After discussing why we need to create S.M.A.R.T. goals, the athlete needs to understand the importance of writing them down. Studies show that people who write down their goals are significantly more likely to accomplish them than people who choose not to write the goals down. It is often said to athletes that they should “visualize the finish line”, and writing down your goals is a way to visualize what the athlete wants to accomplish. Writing the goal(s) down makes it real and adds accountability to the athlete.

Intentional Practice

As much as I love everything that deals with track + field, I know that there are a limited number of athletes whom love practice for the sake of practice. No thrower wants to ruck sandbags or a distance runner to run mile repeats, with no goal in mind.

Aligning your goals with practice creates an atmosphere where ‘intentional practice’ (or ‘deliberate practice’) can flourish. Intentional practice comes alive when the structure of the training session is built to focus on a particular ability in order to achieve mastery or improvement.

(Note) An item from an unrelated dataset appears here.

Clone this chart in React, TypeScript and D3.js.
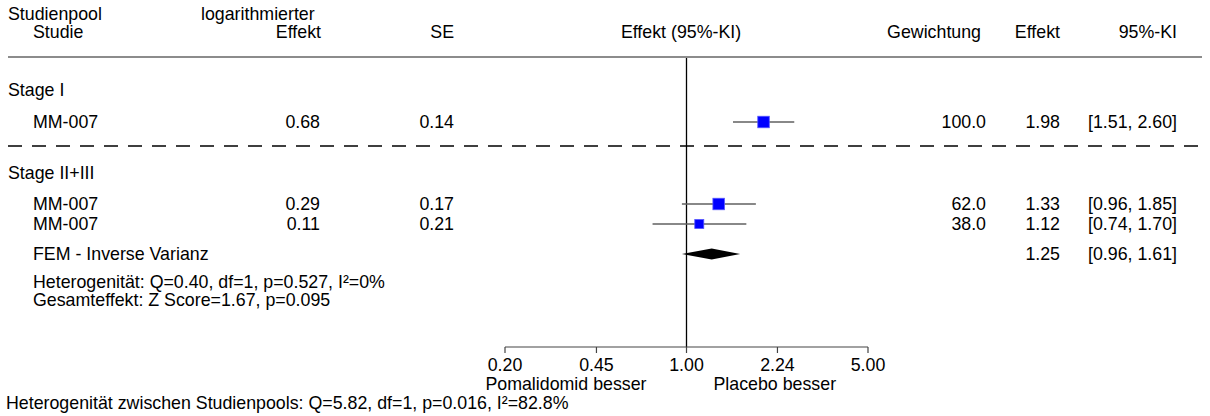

For example, a right-handed basketball player may spend two practices a week only shooting with their left hand. Or a left-footed soccer player may schedule 30 minutes of practice performing corner-kicks from the right corner flag.

For track & field, due to the breadth of skills required in order to be an elite athlete, the athlete and coach need to sit down to determine which goals benefit both the athlete and the team so the training regimen can reflect the hierarchy of the goals. For example, due to the wear and tear of triple-jumping, building single-leg strength is incredibly important for the athlete to prevent injury and improve power. If that is a goal for the athlete, the training should be focused on the goal during the pre-season, into early regular season. Yes, the athlete should still have strength-training sessions throughout the season, but creating an intentional practice focusing on building strength and power should be in place well before the athlete gets into regular competition training.

It’s Okay to Fail- Learn From It

Aligning goals to create an intentional practice routine truly helps both athlete and coach. Sometimes things go exactly according to plan, and the athlete and coach are able to look at the practices and see how the athlete progressed, and can feel good that the practice routine and the goals matched up. But, more often then not, things don’t go according to plan. The athlete could get injured, or nature and weather conditions could interfere, or the athlete could have one or two poor performances that could shake up their confidence.

Failing to reach a goal doesn’t mean that the athlete will fail to reach their potential. Documenting the goals, the progress, and creating the ‘intentional practice’ can help the athlete and coach evaluate what went wrong. If it was an injury, maybe the training lacked a strengthening cycle, or there may have been some over-training/over-exertion that tired out the muscle. Perhaps it was the athlete’s diet or other activities that caused them to be unprepared for the program.

The key point is this: failing is okay. Not learning from the failure is not okay.

Goals are benchmarks we use to make sure we’re making the right progress. If we fail, we need to learn from it and restructure our goal(s) and practice.

Example Season with Goal-Setting (high school track & field)

Pre-Season

Month 1

Week 1

  • Beginning of week, meet with upperclassmen and discuss season, big meets and dates. Could also establish captains. Coach outlines program goals
  • Mid-week, meet with all those coming to open workouts, discuss program, outline goals again, run workout
  • End of week, all open workout members write down 2-3 goals they want to accomplish before regular season (tell them to be specific, not things like, ‘make the team’)

Weeks 2-3

  • Coach meets (informally) with workout participants, encouraging athletes to share goals and encourage teammates
  • Workouts continue, getting upperclassmen involved to notice weak spots to create intentional workout outline

Week 4

  • Create intentional workout schedule, highlighting different areas that could use improvement

Month 2

Week 1

  • If doing V/JV/team cuts, outline needs and requirements for making teams; giving athletes the month to prepare
  • Intentional workout outline continues, could field requests of different athletes to determine additional needs

Weeks 2-3

  • Continue workouts as needed. Coach updates/modifies program goals based on team makeup

Week 4

  • Create the team; congratulate athletes, outline next steps

Regular Season

Month 1

Week 1

  • Team meeting. Captains and specialties (throwers, sprinters, MDR, jumpers, LDR) break up to discuss goals, and set goals for their events (written down)
  • Individually, team members create goals for big meets, mid-season, sectionals/qualifying meets and end of season (written down)
  • Create some kind of process/protocol to check goals with assistant coaches. Create practice plan to align with goals as close as possible

Mid-Season

  • Coach check-in with whole team. Update on program goals
  • Coach to meet with team members/ other coaches to see how member goals are aligning with practice. Adjust, mentor as needed
  • Have separate meetings with coaches and injured/discouraged athletes and have a goal-restructuring meeting

End of Season

  • Before post-season, get whole team together. Analyze program goals
  • Team members to look at their goals and progress since pre-season. Have them jot down how they got to where they are now, good and otherwise
  • Reflection and next steps, what is the athlete going to do next in order to continue to progress?

Conclusion

Track & field is quickly losing the reputation of “Oh, everyone does track”, and is becoming a serious place for athletes to demonstrate their athleticism and versatility. Therefore, if it is a serious undertaking, one needs to take it seriously. Creating goals and aligning them with focused, specific training will make intentional practice beneficial for everyone involved.